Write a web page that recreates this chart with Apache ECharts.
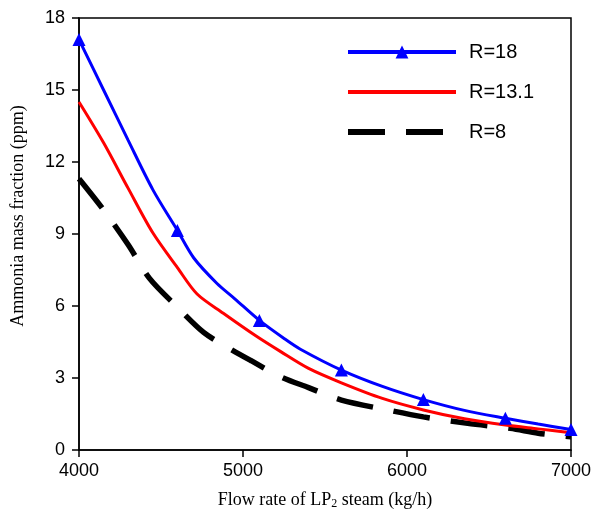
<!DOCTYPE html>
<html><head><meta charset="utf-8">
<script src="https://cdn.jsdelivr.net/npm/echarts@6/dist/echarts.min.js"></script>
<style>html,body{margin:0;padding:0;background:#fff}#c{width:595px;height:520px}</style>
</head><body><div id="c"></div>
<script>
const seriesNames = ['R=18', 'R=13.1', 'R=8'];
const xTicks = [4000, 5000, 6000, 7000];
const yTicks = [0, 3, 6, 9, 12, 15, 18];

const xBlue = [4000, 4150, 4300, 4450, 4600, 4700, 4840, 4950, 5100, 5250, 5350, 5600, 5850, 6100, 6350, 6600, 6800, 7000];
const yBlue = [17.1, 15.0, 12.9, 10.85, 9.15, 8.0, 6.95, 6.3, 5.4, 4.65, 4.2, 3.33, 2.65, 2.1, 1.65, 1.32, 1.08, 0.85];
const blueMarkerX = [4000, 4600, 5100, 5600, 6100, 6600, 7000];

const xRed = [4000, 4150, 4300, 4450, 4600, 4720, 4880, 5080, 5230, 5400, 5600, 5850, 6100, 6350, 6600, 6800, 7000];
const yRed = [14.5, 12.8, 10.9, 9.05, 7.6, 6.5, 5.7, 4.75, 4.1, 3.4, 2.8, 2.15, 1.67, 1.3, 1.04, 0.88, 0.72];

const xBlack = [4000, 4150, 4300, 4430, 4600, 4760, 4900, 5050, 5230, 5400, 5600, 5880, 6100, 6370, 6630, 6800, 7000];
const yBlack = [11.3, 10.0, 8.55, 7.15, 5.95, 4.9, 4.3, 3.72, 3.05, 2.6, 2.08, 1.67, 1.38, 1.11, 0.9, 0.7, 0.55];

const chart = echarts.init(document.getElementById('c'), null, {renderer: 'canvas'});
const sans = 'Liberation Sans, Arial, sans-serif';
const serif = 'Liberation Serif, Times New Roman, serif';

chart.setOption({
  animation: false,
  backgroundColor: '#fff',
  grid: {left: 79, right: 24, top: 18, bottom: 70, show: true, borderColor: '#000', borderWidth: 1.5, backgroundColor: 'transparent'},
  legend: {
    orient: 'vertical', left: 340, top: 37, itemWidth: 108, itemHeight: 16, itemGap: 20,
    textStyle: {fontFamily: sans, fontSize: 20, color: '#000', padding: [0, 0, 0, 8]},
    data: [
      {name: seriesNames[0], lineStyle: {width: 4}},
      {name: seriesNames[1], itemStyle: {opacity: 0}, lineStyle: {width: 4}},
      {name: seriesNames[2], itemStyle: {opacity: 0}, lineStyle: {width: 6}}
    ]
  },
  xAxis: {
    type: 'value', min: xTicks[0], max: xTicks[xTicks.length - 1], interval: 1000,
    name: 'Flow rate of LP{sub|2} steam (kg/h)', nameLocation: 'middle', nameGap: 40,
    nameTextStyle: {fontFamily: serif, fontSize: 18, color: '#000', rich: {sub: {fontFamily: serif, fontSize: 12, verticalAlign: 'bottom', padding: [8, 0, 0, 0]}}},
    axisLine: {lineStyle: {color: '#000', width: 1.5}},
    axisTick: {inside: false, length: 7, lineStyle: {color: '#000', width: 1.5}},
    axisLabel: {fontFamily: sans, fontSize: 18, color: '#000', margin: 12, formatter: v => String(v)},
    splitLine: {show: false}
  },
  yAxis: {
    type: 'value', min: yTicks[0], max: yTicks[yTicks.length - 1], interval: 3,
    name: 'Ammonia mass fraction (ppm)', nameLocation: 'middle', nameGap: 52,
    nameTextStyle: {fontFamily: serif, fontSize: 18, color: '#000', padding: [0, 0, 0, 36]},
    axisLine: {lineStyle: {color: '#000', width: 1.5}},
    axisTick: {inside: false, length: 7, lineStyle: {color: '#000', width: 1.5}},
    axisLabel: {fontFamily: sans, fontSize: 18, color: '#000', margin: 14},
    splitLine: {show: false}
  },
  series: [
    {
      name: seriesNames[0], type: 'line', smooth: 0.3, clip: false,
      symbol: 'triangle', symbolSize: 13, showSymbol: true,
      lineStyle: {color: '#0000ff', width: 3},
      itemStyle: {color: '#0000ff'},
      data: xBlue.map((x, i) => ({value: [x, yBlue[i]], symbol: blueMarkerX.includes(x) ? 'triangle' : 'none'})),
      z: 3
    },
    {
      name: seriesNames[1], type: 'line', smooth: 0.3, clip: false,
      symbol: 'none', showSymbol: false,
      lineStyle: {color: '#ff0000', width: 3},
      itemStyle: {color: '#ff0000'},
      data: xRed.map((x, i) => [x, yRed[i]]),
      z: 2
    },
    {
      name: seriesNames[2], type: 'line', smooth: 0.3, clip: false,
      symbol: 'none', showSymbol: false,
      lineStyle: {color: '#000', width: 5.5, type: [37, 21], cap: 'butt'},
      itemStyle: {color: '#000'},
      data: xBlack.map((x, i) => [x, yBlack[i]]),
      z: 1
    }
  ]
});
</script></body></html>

────

• Task prompt: Leave out any pictures and return exactly the lines from the beginning of the data through the line with "const blueMarkerX = [4000, 4600, 5100, 5600, 6100, 6600, 7000];", inclusive.

• Task solution:
Write a web page that recreates this chart with Apache ECharts.
<!DOCTYPE html>
<html><head><meta charset="utf-8">
<script src="https://cdn.jsdelivr.net/npm/echarts@6/dist/echarts.min.js"></script>
<style>html,body{margin:0;padding:0;background:#fff}#c{width:595px;height:520px}</style>
</head><body><div id="c"></div>
<script>
const seriesNames = ['R=18', 'R=13.1', 'R=8'];
const xTicks = [4000, 5000, 6000, 7000];
const yTicks = [0, 3, 6, 9, 12, 15, 18];

const xBlue = [4000, 4150, 4300, 4450, 4600, 4700, 4840, 4950, 5100, 5250, 5350, 5600, 5850, 6100, 6350, 6600, 6800, 7000];
const yBlue = [17.1, 15.0, 12.9, 10.85, 9.15, 8.0, 6.95, 6.3, 5.4, 4.65, 4.2, 3.33, 2.65, 2.1, 1.65, 1.32, 1.08, 0.85];
const blueMarkerX = [4000, 4600, 5100, 5600, 6100, 6600, 7000];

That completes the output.